Transcribe the whole listing below without changing a word, but leave out every image.

> GIVEN INFORMATION
— begin —

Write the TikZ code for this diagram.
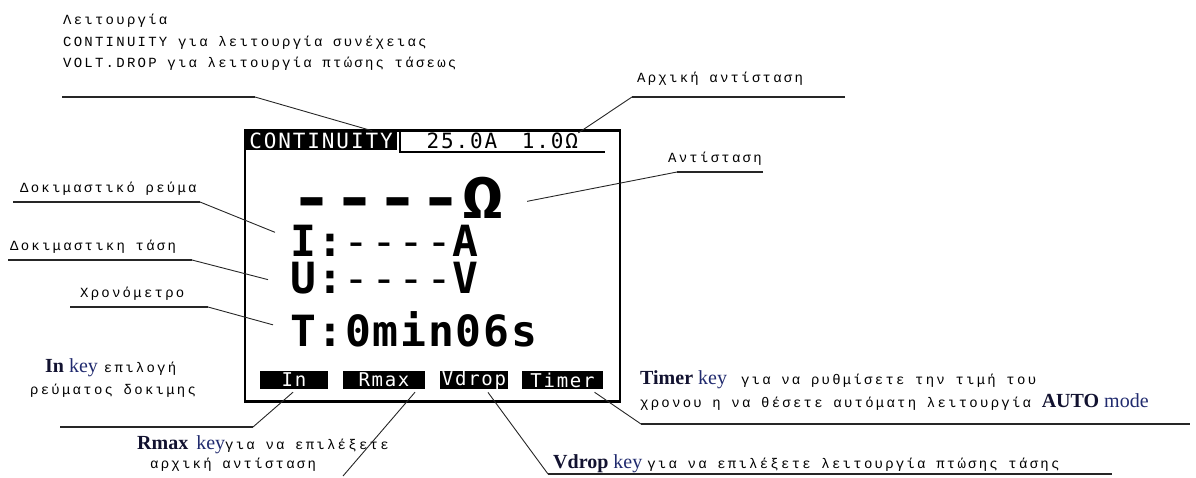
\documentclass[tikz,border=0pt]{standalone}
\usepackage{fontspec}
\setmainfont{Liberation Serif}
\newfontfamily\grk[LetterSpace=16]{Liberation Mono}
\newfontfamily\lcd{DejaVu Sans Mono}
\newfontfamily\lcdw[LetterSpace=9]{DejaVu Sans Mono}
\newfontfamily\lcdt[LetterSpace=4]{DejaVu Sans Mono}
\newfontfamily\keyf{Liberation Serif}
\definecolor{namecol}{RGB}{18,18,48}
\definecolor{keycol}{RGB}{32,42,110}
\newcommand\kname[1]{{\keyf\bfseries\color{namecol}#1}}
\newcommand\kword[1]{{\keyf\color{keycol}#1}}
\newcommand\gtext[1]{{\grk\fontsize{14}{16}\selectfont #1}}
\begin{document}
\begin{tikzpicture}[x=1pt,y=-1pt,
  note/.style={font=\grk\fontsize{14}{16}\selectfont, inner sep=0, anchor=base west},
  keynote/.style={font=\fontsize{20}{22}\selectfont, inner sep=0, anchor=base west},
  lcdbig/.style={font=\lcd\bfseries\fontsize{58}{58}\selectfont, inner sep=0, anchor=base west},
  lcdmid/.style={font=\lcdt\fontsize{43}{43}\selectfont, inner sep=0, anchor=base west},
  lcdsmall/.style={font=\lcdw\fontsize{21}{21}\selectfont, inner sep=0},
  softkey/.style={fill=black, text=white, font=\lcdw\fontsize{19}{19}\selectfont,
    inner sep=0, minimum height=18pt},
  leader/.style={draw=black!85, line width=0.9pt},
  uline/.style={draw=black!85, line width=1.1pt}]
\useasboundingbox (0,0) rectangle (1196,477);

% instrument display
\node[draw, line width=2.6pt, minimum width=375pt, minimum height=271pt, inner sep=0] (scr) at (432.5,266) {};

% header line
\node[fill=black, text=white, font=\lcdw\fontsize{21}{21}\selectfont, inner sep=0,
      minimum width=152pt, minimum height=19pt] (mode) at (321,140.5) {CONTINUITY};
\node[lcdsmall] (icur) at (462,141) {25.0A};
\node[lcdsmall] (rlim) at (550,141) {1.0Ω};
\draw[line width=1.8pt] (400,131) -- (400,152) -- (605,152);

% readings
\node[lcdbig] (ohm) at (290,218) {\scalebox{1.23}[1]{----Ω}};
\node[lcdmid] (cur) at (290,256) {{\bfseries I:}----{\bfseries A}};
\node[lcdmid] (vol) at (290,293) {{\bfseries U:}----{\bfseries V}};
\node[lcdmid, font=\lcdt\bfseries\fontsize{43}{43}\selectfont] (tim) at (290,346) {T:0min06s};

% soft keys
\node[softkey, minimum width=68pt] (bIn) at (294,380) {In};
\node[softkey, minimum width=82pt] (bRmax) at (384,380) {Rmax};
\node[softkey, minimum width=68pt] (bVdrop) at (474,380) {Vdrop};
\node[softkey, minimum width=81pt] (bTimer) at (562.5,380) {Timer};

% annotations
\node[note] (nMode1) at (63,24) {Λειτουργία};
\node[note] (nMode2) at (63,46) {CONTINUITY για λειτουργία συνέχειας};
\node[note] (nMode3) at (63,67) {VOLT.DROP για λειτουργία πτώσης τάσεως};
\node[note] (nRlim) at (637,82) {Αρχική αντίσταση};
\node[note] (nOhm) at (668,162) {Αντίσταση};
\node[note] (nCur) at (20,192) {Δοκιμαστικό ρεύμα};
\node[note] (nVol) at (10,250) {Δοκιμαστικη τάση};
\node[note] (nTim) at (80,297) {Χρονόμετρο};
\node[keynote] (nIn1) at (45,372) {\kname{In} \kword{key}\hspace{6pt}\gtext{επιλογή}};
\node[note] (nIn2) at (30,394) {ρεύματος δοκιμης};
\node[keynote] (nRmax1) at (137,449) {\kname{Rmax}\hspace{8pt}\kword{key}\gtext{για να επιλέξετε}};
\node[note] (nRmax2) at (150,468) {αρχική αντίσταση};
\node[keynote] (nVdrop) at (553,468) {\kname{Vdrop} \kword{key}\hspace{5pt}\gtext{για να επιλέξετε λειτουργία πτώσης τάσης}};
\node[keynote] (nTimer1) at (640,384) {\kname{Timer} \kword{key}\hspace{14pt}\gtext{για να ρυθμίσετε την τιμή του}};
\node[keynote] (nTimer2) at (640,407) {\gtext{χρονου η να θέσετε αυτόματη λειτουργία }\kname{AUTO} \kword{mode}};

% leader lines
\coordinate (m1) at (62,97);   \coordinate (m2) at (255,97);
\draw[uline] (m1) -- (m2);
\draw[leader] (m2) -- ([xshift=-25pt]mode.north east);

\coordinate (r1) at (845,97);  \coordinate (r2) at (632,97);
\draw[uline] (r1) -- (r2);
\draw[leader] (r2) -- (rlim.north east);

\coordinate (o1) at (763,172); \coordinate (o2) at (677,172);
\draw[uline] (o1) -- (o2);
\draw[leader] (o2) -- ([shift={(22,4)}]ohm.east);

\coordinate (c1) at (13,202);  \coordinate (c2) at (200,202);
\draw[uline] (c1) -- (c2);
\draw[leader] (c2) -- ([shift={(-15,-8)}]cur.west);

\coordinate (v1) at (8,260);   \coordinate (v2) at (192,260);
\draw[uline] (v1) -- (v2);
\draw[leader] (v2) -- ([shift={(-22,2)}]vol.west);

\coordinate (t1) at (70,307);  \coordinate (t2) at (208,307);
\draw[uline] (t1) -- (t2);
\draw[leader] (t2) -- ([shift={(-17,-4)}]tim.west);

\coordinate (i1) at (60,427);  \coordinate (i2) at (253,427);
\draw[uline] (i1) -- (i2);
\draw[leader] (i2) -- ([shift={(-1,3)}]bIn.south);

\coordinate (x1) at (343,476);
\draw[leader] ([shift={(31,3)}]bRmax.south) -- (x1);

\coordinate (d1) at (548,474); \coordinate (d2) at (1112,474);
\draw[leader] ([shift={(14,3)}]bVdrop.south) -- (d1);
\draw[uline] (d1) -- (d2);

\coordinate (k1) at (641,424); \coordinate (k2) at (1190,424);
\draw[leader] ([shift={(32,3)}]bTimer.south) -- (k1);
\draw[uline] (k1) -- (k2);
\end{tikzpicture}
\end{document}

— end —

> EXERCISE OUTPUT
Write the TikZ code for this diagram.
\documentclass[tikz,border=0pt]{standalone}
\usepackage{fontspec}
\setmainfont{Liberation Serif}
\newfontfamily\grk[LetterSpace=16]{Liberation Mono}
\newfontfamily\lcd{DejaVu Sans Mono}
\newfontfamily\lcdw[LetterSpace=9]{DejaVu Sans Mono}
\newfontfamily\lcdt[LetterSpace=4]{DejaVu Sans Mono}
\newfontfamily\keyf{Liberation Serif}
\definecolor{namecol}{RGB}{18,18,48}
\definecolor{keycol}{RGB}{32,42,110}
\newcommand\kname[1]{{\keyf\bfseries\color{namecol}#1}}
\newcommand\kword[1]{{\keyf\color{keycol}#1}}
\newcommand\gtext[1]{{\grk\fontsize{14}{16}\selectfont #1}}
\begin{document}
\begin{tikzpicture}[x=1pt,y=-1pt,
  note/.style={font=\grk\fontsize{14}{16}\selectfont, inner sep=0, anchor=base west},
  keynote/.style={font=\fontsize{20}{22}\selectfont, inner sep=0, anchor=base west},
  lcdbig/.style={font=\lcd\bfseries\fontsize{58}{58}\selectfont, inner sep=0, anchor=base west},
  lcdmid/.style={font=\lcdt\fontsize{43}{43}\selectfont, inner sep=0, anchor=base west},
  lcdsmall/.style={font=\lcdw\fontsize{21}{21}\selectfont, inner sep=0},
  softkey/.style={fill=black, text=white, font=\lcdw\fontsize{19}{19}\selectfont,
    inner sep=0, minimum height=18pt},
  leader/.style={draw=black!85, line width=0.9pt},
  uline/.style={draw=black!85, line width=1.1pt}]
\useasboundingbox (0,0) rectangle (1196,477);

% instrument display
\node[draw, line width=2.6pt, minimum width=375pt, minimum height=271pt, inner sep=0] (scr) at (432.5,266) {};

% header line
\node[fill=black, text=white, font=\lcdw\fontsize{21}{21}\selectfont, inner sep=0,
      minimum width=152pt, minimum height=19pt] (mode) at (321,140.5) {CONTINUITY};
\node[lcdsmall] (icur) at (462,141) {25.0A};
\node[lcdsmall] (rlim) at (550,141) {1.0Ω};
\draw[line width=1.8pt] (400,131) -- (400,152) -- (605,152);

% readings
\node[lcdbig] (ohm) at (290,218) {\scalebox{1.23}[1]{----Ω}};
\node[lcdmid] (cur) at (290,256) {{\bfseries I:}----{\bfseries A}};
\node[lcdmid] (vol) at (290,293) {{\bfseries U:}----{\bfseries V}};
\node[lcdmid, font=\lcdt\bfseries\fontsize{43}{43}\selectfont] (tim) at (290,346) {T:0min06s};

% soft keys
\node[softkey, minimum width=68pt] (bIn) at (294,380) {In};
\node[softkey, minimum width=82pt] (bRmax) at (384,380) {Rmax};
\node[softkey, minimum width=68pt] (bVdrop) at (474,380) {Vdrop};
\node[softkey, minimum width=81pt] (bTimer) at (562.5,380) {Timer};

% annotations
\node[note] (nMode1) at (63,24) {Λειτουργία};
\node[note] (nMode2) at (63,46) {CONTINUITY για λειτουργία συνέχειας};
\node[note] (nMode3) at (63,67) {VOLT.DROP για λειτουργία πτώσης τάσεως};
\node[note] (nRlim) at (637,82) {Αρχική αντίσταση};
\node[note] (nOhm) at (668,162) {Αντίσταση};
\node[note] (nCur) at (20,192) {Δοκιμαστικό ρεύμα};
\node[note] (nVol) at (10,250) {Δοκιμαστικη τάση};
\node[note] (nTim) at (80,297) {Χρονόμετρο};
\node[keynote] (nIn1) at (45,372) {\kname{In} \kword{key}\hspace{6pt}\gtext{επιλογή}};
\node[note] (nIn2) at (30,394) {ρεύματος δοκιμης};
\node[keynote] (nRmax1) at (137,449) {\kname{Rmax}\hspace{8pt}\kword{key}\gtext{για να επιλέξετε}};
\node[note] (nRmax2) at (150,468) {αρχική αντίσταση};
\node[keynote] (nVdrop) at (553,468) {\kname{Vdrop} \kword{key}\hspace{5pt}\gtext{για να επιλέξετε λειτουργία πτώσης τάσης}};
\node[keynote] (nTimer1) at (640,384) {\kname{Timer} \kword{key}\hspace{14pt}\gtext{για να ρυθμίσετε την τιμή του}};
\node[keynote] (nTimer2) at (640,407) {\gtext{χρονου η να θέσετε αυτόματη λειτουργία }\kname{AUTO} \kword{mode}};

% leader lines
\coordinate (m1) at (62,97);   \coordinate (m2) at (255,97);
\draw[uline] (m1) -- (m2);
\draw[leader] (m2) -- ([xshift=-25pt]mode.north east);

\coordinate (r1) at (845,97);  \coordinate (r2) at (632,97);
\draw[uline] (r1) -- (r2);
\draw[leader] (r2) -- (rlim.north east);

\coordinate (o1) at (763,172); \coordinate (o2) at (677,172);
\draw[uline] (o1) -- (o2);
\draw[leader] (o2) -- ([shift={(22,4)}]ohm.east);

\coordinate (c1) at (13,202);  \coordinate (c2) at (200,202);
\draw[uline] (c1) -- (c2);
\draw[leader] (c2) -- ([shift={(-15,-8)}]cur.west);

\coordinate (v1) at (8,260);   \coordinate (v2) at (192,260);
\draw[uline] (v1) -- (v2);
\draw[leader] (v2) -- ([shift={(-22,2)}]vol.west);

\coordinate (t1) at (70,307);  \coordinate (t2) at (208,307);
\draw[uline] (t1) -- (t2);
\draw[leader] (t2) -- ([shift={(-17,-4)}]tim.west);

\coordinate (i1) at (60,427);  \coordinate (i2) at (253,427);
\draw[uline] (i1) -- (i2);
\draw[leader] (i2) -- ([shift={(-1,3)}]bIn.south);

\coordinate (x1) at (343,476);
\draw[leader] ([shift={(31,3)}]bRmax.south) -- (x1);

\coordinate (d1) at (548,474); \coordinate (d2) at (1112,474);
\draw[leader] ([shift={(14,3)}]bVdrop.south) -- (d1);
\draw[uline] (d1) -- (d2);

\coordinate (k1) at (641,424); \coordinate (k2) at (1190,424);
\draw[leader] ([shift={(32,3)}]bTimer.south) -- (k1);
\draw[uline] (k1) -- (k2);
\end{tikzpicture}
\end{document}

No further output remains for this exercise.